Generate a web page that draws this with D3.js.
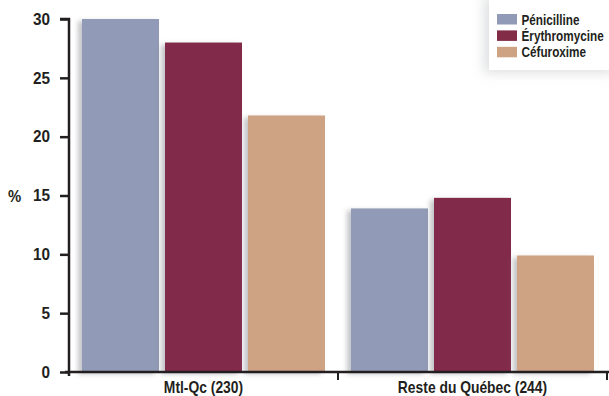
<!DOCTYPE html>
<html>
<head>
<meta charset="utf-8">
<script src="https://cdn.jsdelivr.net/npm/d3@7"></script>
<style>
  html, body { margin: 0; padding: 0; background: #fff; }
  svg { display: block; }
  text { font-family: "Liberation Sans", Arial, sans-serif; font-weight: bold; fill: #231f20; }
</style>
</head>
<body>
<svg id="chart" width="609" height="396"></svg>
<script>
// Antibiotic resistance by region (%)
const groups = ["Mtl-Qc (230)", "Reste du Québec (244)"];
const series = ["Pénicilline", "Érythromycine", "Céfuroxime"];
const penicilline = [30, 13.9];
const erythromycine = [28, 14.8];
const cefuroxime = [21.8, 9.9];
const yTicks = [0, 5, 10, 15, 20, 25, 30];
const colors = ["#919ab6", "#822c48", "#cda384"];

const values = [penicilline, erythromycine, cefuroxime];

const svg = d3.select("#chart");
const defs = svg.append("defs");

const barShadow = defs.append("filter").attr("id", "barShadow")
  .attr("x", "-20%").attr("y", "-10%").attr("width", "140%").attr("height", "120%");
barShadow.append("feDropShadow")
  .attr("dx", -4).attr("dy", 2).attr("stdDeviation", 2.5)
  .attr("flood-color", "#7a7f85").attr("flood-opacity", 0.45);

const boxShadow = defs.append("filter").attr("id", "boxShadow")
  .attr("x", "-40%").attr("y", "-40%").attr("width", "180%").attr("height", "180%");
boxShadow.append("feDropShadow")
  .attr("dx", -5).attr("dy", 3).attr("stdDeviation", 6)
  .attr("flood-color", "#8a8f95").attr("flood-opacity", 0.28);

// Squeeze text horizontally around its anchor x for a condensed look
function condense(sel, k) {
  sel.each(function () {
    const x = +(this.getAttribute("x") || 0);
    d3.select(this).attr("transform",
      `translate(${x},0) scale(${k},1) translate(${-x},0)`);
  });
}

const plot = { left: 69, right: 607, top: 19, bottom: 372 };

const y = d3.scaleLinear().domain([0, 30]).range([plot.bottom, plot.top]);
const x0 = d3.scaleBand().domain(groups).range([plot.left, plot.right]).padding(0);
const x1 = d3.scaleBand().domain(series).range([0, x0.bandwidth()])
  .paddingInner(6 / 83).paddingOuter(0.1566);

// Legend (drawn first so its soft shadow sits behind the bars)
const lg = svg.append("g").attr("transform", "translate(497,14)");
lg.append("rect").attr("x", -8).attr("y", -20).attr("width", 130).attr("height", 76)
  .attr("fill", "#fff").attr("filter", "url(#boxShadow)");

// Bars
const gBars = svg.append("g");
groups.forEach((g, gi) => {
  series.forEach((s, si) => {
    const v = values[si][gi];
    gBars.append("rect")
      .attr("x", x0(g) + x1(s))
      .attr("y", y(v))
      .attr("width", x1.bandwidth())
      .attr("height", y(0) - y(v))
      .attr("fill", colors[si])
      .attr("filter", "url(#barShadow)");
  });
});

// Y axis
const yAxis = d3.axisLeft(y).tickValues(yTicks).tickSize(9).tickPadding(10).tickFormat(d3.format("d"));
const gy = svg.append("g").attr("transform", `translate(${plot.left},0)`).call(yAxis);
gy.select(".domain").attr("stroke", "#231f20").attr("stroke-width", 2.5)
  .attr("d", `M-9,${plot.top}H0V${plot.bottom + 4}`);
gy.selectAll(".tick line").attr("stroke", "#231f20").attr("stroke-width", 2.5);
gy.selectAll(".tick text").attr("font-size", 16.5).attr("fill", "#231f20")
  .style("font-family", "'Liberation Sans', Arial, sans-serif").style("font-weight", "bold")
  .call(condense, 0.93);

// X axis
const gx = svg.append("g").attr("transform", `translate(0,${plot.bottom})`);
gx.append("line").attr("x1", plot.left - 4).attr("x2", 609)
  .attr("stroke", "#231f20").attr("stroke-width", 2.5);
const xBounds = [x0(groups[1]), plot.right];
gx.selectAll(".sep").data(xBounds).join("line")
  .attr("x1", d => d).attr("x2", d => d).attr("y1", 0).attr("y2", 8)
  .attr("stroke", "#231f20").attr("stroke-width", 2);
gx.selectAll(".lbl").data(groups).join("text")
  .attr("x", d => x0(d) + x0.bandwidth() / 2)
  .attr("y", 21)
  .attr("text-anchor", "middle")
  .attr("font-size", 16.5)
  .text(d => d)
  .call(condense, 0.84);

// Y label
svg.append("text").attr("x", 8).attr("y", 202)
  .attr("font-size", 16.5).text("%").call(condense, 0.9);

// Legend entries
series.forEach((s, i) => {
  lg.append("rect").attr("x", 0).attr("y", i * 16.4).attr("width", 20).attr("height", 10.5)
    .attr("fill", colors[i]);
  lg.append("text").attr("x", 24.5).attr("y", i * 16.4 + 10.5)
    .attr("font-size", 14).text(s).call(condense, 0.84);
});
</script>
</body>
</html>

........

## TASK PROMPT
Write out the whole listing exactly, and drop the pictures.

## SOLVED EXERCISE
Generate a web page that draws this with D3.js.
<!DOCTYPE html>
<html>
<head>
<meta charset="utf-8">
<script src="https://cdn.jsdelivr.net/npm/d3@7"></script>
<style>
  html, body { margin: 0; padding: 0; background: #fff; }
  svg { display: block; }
  text { font-family: "Liberation Sans", Arial, sans-serif; font-weight: bold; fill: #231f20; }
</style>
</head>
<body>
<svg id="chart" width="609" height="396"></svg>
<script>
// Antibiotic resistance by region (%)
const groups = ["Mtl-Qc (230)", "Reste du Québec (244)"];
const series = ["Pénicilline", "Érythromycine", "Céfuroxime"];
const penicilline = [30, 13.9];
const erythromycine = [28, 14.8];
const cefuroxime = [21.8, 9.9];
const yTicks = [0, 5, 10, 15, 20, 25, 30];
const colors = ["#919ab6", "#822c48", "#cda384"];

const values = [penicilline, erythromycine, cefuroxime];

const svg = d3.select("#chart");
const defs = svg.append("defs");

const barShadow = defs.append("filter").attr("id", "barShadow")
  .attr("x", "-20%").attr("y", "-10%").attr("width", "140%").attr("height", "120%");
barShadow.append("feDropShadow")
  .attr("dx", -4).attr("dy", 2).attr("stdDeviation", 2.5)
  .attr("flood-color", "#7a7f85").attr("flood-opacity", 0.45);

const boxShadow = defs.append("filter").attr("id", "boxShadow")
  .attr("x", "-40%").attr("y", "-40%").attr("width", "180%").attr("height", "180%");
boxShadow.append("feDropShadow")
  .attr("dx", -5).attr("dy", 3).attr("stdDeviation", 6)
  .attr("flood-color", "#8a8f95").attr("flood-opacity", 0.28);

// Squeeze text horizontally around its anchor x for a condensed look
function condense(sel, k) {
  sel.each(function () {
    const x = +(this.getAttribute("x") || 0);
    d3.select(this).attr("transform",
      `translate(${x},0) scale(${k},1) translate(${-x},0)`);
  });
}

const plot = { left: 69, right: 607, top: 19, bottom: 372 };

const y = d3.scaleLinear().domain([0, 30]).range([plot.bottom, plot.top]);
const x0 = d3.scaleBand().domain(groups).range([plot.left, plot.right]).padding(0);
const x1 = d3.scaleBand().domain(series).range([0, x0.bandwidth()])
  .paddingInner(6 / 83).paddingOuter(0.1566);

// Legend (drawn first so its soft shadow sits behind the bars)
const lg = svg.append("g").attr("transform", "translate(497,14)");
lg.append("rect").attr("x", -8).attr("y", -20).attr("width", 130).attr("height", 76)
  .attr("fill", "#fff").attr("filter", "url(#boxShadow)");

// Bars
const gBars = svg.append("g");
groups.forEach((g, gi) => {
  series.forEach((s, si) => {
    const v = values[si][gi];
    gBars.append("rect")
      .attr("x", x0(g) + x1(s))
      .attr("y", y(v))
      .attr("width", x1.bandwidth())
      .attr("height", y(0) - y(v))
      .attr("fill", colors[si])
      .attr("filter", "url(#barShadow)");
  });
});

// Y axis
const yAxis = d3.axisLeft(y).tickValues(yTicks).tickSize(9).tickPadding(10).tickFormat(d3.format("d"));
const gy = svg.append("g").attr("transform", `translate(${plot.left},0)`).call(yAxis);
gy.select(".domain").attr("stroke", "#231f20").attr("stroke-width", 2.5)
  .attr("d", `M-9,${plot.top}H0V${plot.bottom + 4}`);
gy.selectAll(".tick line").attr("stroke", "#231f20").attr("stroke-width", 2.5);
gy.selectAll(".tick text").attr("font-size", 16.5).attr("fill", "#231f20")
  .style("font-family", "'Liberation Sans', Arial, sans-serif").style("font-weight", "bold")
  .call(condense, 0.93);

// X axis
const gx = svg.append("g").attr("transform", `translate(0,${plot.bottom})`);
gx.append("line").attr("x1", plot.left - 4).attr("x2", 609)
  .attr("stroke", "#231f20").attr("stroke-width", 2.5);
const xBounds = [x0(groups[1]), plot.right];
gx.selectAll(".sep").data(xBounds).join("line")
  .attr("x1", d => d).attr("x2", d => d).attr("y1", 0).attr("y2", 8)
  .attr("stroke", "#231f20").attr("stroke-width", 2);
gx.selectAll(".lbl").data(groups).join("text")
  .attr("x", d => x0(d) + x0.bandwidth() / 2)
  .attr("y", 21)
  .attr("text-anchor", "middle")
  .attr("font-size", 16.5)
  .text(d => d)
  .call(condense, 0.84);

// Y label
svg.append("text").attr("x", 8).attr("y", 202)
  .attr("font-size", 16.5).text("%").call(condense, 0.9);

// Legend entries
series.forEach((s, i) => {
  lg.append("rect").attr("x", 0).attr("y", i * 16.4).attr("width", 20).attr("height", 10.5)
    .attr("fill", colors[i]);
  lg.append("text").attr("x", 24.5).attr("y", i * 16.4 + 10.5)
    .attr("font-size", 14).text(s).call(condense, 0.84);
});
</script>
</body>
</html>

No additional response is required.